Extratropical Convective Precursors to Initiation of MJO Convection Over the Indian Ocean

Friday, 22 April 2016: 11:15 AM
Miramar 1 & 2 (The Condado Hilton Plaza)
Jennifer A. Gahtan, SUNY, Albany, NY; and P. E. Roundy
Manuscript (781.7 kB)

Prior to the development of Madden-Julian Oscillation deep convection over the Indian Ocean, anomalously enhanced convection usually forms in the extratropics over Africa, the western Indian Ocean, and southwest Asia with corresponding upper-tropospheric enhanced moisture. Though previous work has attributed these signals to Rossby waves forced by MJO suppressed convection over the Indian Ocean, the progression of these signals and the relationship between them and the equatorial MJO could help to provide an improved understanding of MJO convective initiation over the Indian Ocean. In order to resolve these specific convective features better than an MJO index based on global equatorial convection and circulation, an index using the principal components of the leading two time-extended 40S-40N latitudinal EOFs of 20-100 day-filtered outgoing longwave radiation anomalies averaged over 20-70E has been created.

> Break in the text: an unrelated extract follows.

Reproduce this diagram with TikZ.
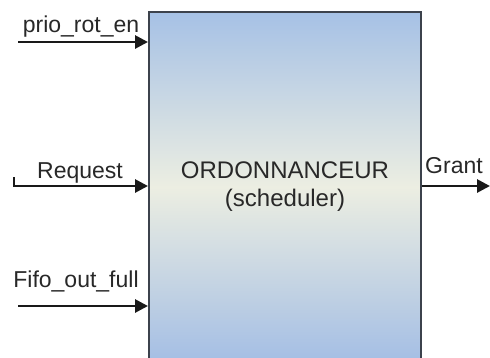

Though this region is not typically thought of as a center of strong MJO convective variability, global composite fields created with the index show eastward propagation along the equator, consistent with MJO convection, comparable to composites based on widely used MJO indices. Results show that the targeted equatorward-moving convective and moisture signals over Africa may constitute important precursors of MJO convective events over the Indian Ocean.